- Catcher
- Born: July 9, 1910 Dover, New Hampshire, U.S.
- Died: December 6, 1993 (aged 83) Wilson, North Carolina, U.S.
- Batted: RightThrew: Right

MLB debut
- July 22, 1938, for the Brooklyn Dodgers

Last MLB appearance
- July 22, 1938, for the Brooklyn Dodgers

MLB statistics
- Batting average: .333
- Home runs: 0
- RBI: 0
- Stats at Baseball Reference

Teams
- Brooklyn Dodgers (1938);

= Ray Thomas (baseball) =

American baseball player (1910–1993)

Raymond Joseph Thomas (July 9, 1910 – December 6, 1993) was an American Major League Baseball catcher. He played professionally for the Brooklyn Dodgers during the 1930s.

==Early life and career==
Thomas was born in Dover, New Hampshire, and played college baseball at Western State Teachers College from 1930 to 1933.

He was signed by the St. Louis Cardinals as a free agent in 1933. He played for the Huntington Red Birds in 1934, the Houston Buffaloes in 1935 and the Cedar Rapids Kernels in 1936 and 1937. Thomas was granted free agency by the Cardinals on April 1, 1938.

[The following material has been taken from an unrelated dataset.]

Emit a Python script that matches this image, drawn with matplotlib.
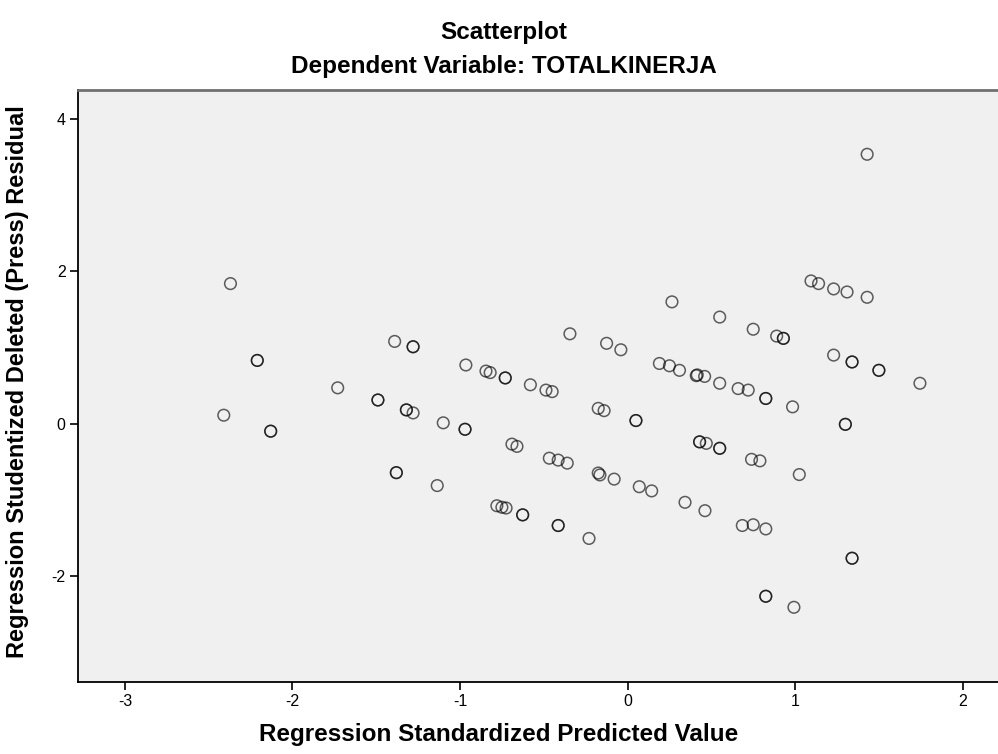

Thomas was signed by the Dodgers on April 1, 1938, and played in one game for the Dodgers on July 22, 1938. He had one hit in three at-bats in that game and scored one run. He returned to the minors and played his last game for the Raleigh Capitals in 1946. He had a brief run as a manager in the minor leagues before retiring from baseball.

Thomas died on December 6, 1993, in Wilson, North Carolina.